● Instructions to follow:
Search the data below for the string "this". Extract every line that contains it.
## Begin Information given
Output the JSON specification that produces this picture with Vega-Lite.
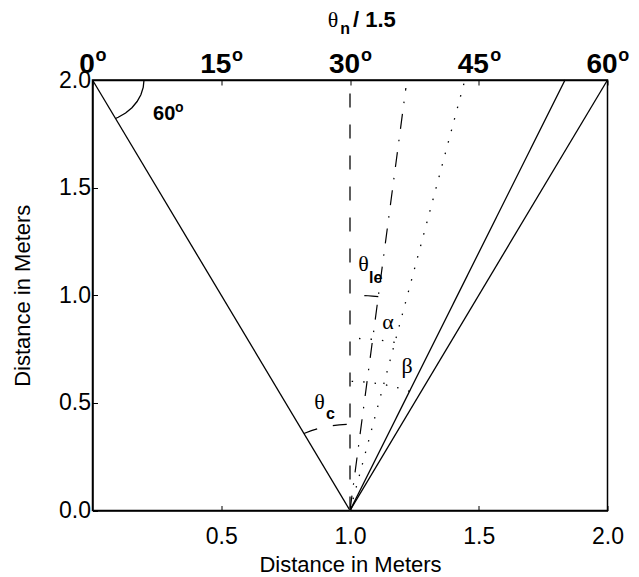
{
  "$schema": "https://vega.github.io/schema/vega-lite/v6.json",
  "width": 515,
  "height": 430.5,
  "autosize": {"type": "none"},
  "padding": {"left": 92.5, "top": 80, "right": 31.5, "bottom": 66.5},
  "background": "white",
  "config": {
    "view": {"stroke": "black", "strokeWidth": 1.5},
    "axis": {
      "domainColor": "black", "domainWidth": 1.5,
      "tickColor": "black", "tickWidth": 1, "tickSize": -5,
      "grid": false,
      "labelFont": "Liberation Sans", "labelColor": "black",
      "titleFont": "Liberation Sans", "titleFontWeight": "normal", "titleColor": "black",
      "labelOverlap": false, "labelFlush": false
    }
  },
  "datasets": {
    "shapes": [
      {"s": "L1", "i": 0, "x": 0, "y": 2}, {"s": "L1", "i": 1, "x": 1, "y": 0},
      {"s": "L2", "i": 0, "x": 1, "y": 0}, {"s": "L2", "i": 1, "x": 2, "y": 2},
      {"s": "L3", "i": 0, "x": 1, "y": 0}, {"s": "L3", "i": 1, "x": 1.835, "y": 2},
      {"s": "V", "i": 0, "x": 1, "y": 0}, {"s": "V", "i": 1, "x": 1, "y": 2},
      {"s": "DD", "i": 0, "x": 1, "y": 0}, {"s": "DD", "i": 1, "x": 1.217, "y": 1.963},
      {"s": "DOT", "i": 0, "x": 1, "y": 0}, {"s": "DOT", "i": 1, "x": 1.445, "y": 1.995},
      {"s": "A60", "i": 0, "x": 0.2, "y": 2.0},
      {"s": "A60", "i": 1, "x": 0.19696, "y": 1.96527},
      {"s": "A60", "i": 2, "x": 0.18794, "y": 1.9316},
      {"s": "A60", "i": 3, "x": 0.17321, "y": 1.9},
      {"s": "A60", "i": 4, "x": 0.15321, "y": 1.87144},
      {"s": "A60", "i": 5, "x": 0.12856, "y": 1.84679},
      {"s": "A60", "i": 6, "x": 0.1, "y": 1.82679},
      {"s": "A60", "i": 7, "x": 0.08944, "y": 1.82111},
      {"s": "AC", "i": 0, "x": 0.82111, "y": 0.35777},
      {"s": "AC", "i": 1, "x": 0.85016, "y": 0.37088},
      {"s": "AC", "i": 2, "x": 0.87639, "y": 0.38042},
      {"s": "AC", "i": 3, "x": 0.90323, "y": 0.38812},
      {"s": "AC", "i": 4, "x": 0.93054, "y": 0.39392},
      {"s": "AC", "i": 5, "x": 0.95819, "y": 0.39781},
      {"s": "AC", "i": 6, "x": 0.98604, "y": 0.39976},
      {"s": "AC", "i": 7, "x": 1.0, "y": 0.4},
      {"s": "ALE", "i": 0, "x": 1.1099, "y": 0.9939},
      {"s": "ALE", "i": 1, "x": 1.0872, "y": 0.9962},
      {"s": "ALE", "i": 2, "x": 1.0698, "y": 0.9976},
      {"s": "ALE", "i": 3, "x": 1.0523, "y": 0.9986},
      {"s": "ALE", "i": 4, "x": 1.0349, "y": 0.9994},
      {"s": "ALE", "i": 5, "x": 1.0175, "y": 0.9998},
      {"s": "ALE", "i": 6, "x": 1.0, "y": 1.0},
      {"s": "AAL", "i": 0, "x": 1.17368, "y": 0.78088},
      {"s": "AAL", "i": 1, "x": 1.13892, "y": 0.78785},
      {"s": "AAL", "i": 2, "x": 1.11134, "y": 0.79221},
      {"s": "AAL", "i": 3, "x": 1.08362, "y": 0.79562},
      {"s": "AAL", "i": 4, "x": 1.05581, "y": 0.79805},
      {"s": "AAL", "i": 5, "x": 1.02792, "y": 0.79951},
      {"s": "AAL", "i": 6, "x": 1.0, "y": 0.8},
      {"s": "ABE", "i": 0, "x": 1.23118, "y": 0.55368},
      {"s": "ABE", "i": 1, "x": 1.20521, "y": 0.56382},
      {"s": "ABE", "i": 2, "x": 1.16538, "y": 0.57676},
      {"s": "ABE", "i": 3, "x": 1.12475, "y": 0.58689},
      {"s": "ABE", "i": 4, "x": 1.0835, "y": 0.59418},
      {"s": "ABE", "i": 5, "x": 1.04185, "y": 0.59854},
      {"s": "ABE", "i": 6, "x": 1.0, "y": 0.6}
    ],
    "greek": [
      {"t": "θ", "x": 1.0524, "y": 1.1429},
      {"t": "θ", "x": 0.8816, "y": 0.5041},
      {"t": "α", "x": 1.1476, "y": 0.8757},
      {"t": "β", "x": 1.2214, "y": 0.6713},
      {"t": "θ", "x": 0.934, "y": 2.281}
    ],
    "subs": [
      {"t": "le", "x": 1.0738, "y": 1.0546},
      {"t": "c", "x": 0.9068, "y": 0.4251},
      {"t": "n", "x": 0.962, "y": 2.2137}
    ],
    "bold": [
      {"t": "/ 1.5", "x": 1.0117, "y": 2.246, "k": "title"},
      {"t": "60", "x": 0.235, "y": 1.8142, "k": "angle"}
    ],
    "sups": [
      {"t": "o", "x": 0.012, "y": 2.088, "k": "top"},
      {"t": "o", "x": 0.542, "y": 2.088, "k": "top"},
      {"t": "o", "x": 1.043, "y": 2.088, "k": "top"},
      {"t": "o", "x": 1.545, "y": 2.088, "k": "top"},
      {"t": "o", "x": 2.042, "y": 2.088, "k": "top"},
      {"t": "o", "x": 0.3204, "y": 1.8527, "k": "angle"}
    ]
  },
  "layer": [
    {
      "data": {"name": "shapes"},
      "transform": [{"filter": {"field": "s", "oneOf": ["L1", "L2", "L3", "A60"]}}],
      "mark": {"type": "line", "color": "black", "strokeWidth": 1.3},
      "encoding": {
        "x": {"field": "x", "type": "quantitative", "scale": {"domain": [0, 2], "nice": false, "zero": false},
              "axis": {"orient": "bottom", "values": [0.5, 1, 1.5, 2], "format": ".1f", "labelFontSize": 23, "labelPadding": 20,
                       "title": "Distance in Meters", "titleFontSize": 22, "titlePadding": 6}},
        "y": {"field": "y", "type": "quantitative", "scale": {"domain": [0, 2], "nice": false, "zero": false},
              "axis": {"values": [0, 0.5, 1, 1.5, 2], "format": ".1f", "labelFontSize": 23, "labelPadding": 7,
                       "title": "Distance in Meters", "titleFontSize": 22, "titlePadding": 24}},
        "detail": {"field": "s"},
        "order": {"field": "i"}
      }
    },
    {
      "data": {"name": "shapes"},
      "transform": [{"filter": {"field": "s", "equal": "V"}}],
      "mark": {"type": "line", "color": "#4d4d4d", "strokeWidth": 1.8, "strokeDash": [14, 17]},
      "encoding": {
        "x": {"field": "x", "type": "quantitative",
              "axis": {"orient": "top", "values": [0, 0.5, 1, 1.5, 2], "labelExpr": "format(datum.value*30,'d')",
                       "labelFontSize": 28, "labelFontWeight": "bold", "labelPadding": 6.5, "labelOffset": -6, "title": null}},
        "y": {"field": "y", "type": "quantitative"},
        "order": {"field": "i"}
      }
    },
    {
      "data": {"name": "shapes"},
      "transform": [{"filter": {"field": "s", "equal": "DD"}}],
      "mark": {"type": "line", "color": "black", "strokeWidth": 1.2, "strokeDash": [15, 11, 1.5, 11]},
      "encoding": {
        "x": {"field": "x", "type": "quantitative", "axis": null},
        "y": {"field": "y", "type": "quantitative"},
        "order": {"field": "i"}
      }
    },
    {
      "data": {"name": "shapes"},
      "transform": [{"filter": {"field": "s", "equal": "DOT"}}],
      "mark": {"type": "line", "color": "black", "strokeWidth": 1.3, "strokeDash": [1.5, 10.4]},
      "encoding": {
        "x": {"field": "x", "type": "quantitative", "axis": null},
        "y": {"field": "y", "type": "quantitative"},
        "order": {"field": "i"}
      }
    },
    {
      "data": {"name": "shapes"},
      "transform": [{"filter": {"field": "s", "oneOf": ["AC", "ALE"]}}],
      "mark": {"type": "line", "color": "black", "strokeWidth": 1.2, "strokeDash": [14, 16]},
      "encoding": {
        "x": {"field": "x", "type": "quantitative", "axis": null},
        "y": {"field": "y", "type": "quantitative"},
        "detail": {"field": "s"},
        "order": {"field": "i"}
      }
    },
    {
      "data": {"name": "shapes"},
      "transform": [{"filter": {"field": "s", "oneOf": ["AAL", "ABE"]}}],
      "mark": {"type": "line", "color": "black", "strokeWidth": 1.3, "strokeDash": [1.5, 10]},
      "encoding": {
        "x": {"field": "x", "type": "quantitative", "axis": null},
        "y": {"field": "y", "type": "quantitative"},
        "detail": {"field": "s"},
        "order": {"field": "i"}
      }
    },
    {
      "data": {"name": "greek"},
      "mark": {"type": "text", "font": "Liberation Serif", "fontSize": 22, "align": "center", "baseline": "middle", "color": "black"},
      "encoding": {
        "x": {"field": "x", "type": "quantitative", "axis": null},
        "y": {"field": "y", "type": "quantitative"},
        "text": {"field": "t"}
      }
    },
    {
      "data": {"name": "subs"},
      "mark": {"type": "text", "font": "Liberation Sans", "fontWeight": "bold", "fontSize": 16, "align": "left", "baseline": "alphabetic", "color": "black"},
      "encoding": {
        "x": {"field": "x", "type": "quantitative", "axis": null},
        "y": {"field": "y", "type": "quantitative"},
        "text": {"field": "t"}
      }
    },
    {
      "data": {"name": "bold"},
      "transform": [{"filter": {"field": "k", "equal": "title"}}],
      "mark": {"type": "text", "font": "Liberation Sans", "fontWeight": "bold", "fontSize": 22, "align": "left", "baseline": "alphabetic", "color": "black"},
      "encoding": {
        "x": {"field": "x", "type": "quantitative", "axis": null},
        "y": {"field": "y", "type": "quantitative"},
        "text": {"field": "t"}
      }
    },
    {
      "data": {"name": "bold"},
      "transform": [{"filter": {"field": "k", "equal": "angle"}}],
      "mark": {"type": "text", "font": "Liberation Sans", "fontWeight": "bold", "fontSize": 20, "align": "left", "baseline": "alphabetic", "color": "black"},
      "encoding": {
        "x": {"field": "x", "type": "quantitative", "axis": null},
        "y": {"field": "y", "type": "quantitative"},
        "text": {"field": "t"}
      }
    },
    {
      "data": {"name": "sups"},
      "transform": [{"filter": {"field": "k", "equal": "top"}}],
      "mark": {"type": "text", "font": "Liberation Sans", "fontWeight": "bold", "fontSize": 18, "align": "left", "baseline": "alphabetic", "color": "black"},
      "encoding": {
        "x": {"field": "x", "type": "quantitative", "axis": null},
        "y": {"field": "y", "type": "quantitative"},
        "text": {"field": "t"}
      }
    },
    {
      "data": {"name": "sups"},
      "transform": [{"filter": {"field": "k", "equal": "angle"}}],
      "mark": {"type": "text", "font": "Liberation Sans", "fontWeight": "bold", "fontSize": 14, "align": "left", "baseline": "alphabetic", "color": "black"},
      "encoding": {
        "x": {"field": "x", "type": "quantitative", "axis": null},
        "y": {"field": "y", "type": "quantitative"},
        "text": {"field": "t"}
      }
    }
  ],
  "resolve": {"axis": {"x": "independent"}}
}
## End Information given
## Begin Information given
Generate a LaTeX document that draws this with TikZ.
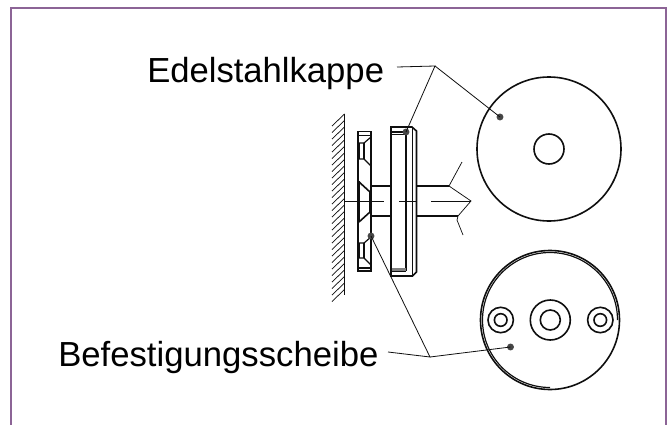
## End Information given
## Begin Information given
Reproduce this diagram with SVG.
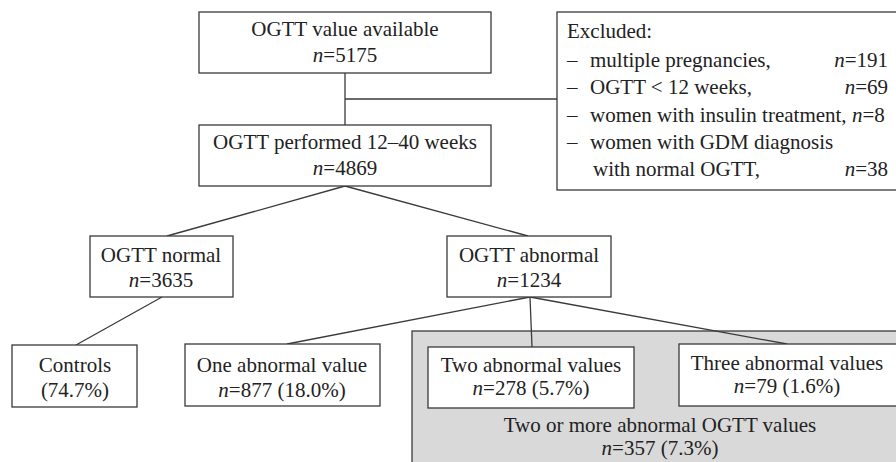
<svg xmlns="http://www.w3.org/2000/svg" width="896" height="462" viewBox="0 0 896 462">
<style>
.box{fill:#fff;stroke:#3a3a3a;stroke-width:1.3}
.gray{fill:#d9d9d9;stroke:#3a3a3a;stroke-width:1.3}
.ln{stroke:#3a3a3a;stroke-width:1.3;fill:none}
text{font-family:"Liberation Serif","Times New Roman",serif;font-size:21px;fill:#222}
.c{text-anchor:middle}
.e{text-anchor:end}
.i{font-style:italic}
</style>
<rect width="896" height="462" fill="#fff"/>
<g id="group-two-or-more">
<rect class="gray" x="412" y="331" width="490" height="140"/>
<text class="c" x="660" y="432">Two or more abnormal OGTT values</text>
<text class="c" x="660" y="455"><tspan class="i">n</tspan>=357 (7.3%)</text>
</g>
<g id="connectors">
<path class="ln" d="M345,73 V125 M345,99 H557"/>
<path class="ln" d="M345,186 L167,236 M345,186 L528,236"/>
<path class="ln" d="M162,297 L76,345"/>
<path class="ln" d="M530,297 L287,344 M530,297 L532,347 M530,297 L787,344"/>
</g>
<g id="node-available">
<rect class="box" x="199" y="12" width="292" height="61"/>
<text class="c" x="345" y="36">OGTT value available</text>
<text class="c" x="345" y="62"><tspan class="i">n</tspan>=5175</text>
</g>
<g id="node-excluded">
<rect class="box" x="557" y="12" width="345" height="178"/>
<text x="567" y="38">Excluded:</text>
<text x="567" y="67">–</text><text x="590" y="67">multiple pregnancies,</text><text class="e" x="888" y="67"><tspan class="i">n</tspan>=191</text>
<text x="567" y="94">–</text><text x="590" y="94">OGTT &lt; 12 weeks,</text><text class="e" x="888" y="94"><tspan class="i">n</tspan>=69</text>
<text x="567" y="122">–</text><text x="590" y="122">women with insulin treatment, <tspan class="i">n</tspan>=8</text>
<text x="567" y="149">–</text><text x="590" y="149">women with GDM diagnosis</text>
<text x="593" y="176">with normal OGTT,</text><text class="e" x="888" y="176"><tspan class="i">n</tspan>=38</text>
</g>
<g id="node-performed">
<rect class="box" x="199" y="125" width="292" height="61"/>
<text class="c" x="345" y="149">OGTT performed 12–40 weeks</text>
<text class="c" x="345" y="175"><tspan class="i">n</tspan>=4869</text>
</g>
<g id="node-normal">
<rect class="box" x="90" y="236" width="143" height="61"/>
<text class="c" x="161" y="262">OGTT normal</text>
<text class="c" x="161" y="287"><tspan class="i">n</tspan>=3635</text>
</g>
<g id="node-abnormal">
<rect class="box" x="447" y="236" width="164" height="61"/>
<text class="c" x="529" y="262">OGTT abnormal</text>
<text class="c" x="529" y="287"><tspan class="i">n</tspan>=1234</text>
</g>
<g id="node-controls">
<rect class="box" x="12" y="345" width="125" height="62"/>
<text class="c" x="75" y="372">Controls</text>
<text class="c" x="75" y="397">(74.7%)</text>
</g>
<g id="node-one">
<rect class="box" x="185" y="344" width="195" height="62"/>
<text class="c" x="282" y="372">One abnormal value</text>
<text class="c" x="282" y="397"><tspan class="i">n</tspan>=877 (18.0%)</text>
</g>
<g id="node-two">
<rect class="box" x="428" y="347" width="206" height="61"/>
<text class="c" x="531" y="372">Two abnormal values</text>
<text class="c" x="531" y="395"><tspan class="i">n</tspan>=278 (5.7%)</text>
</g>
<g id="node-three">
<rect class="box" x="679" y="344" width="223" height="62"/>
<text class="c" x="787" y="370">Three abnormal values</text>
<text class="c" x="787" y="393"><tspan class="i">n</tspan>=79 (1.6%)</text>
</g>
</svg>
## End Information given
● Exercise result:
Output the JSON specification that produces this picture with Vega-Lite.
Generate a LaTeX document that draws this with TikZ.
Reproduce this diagram with SVG.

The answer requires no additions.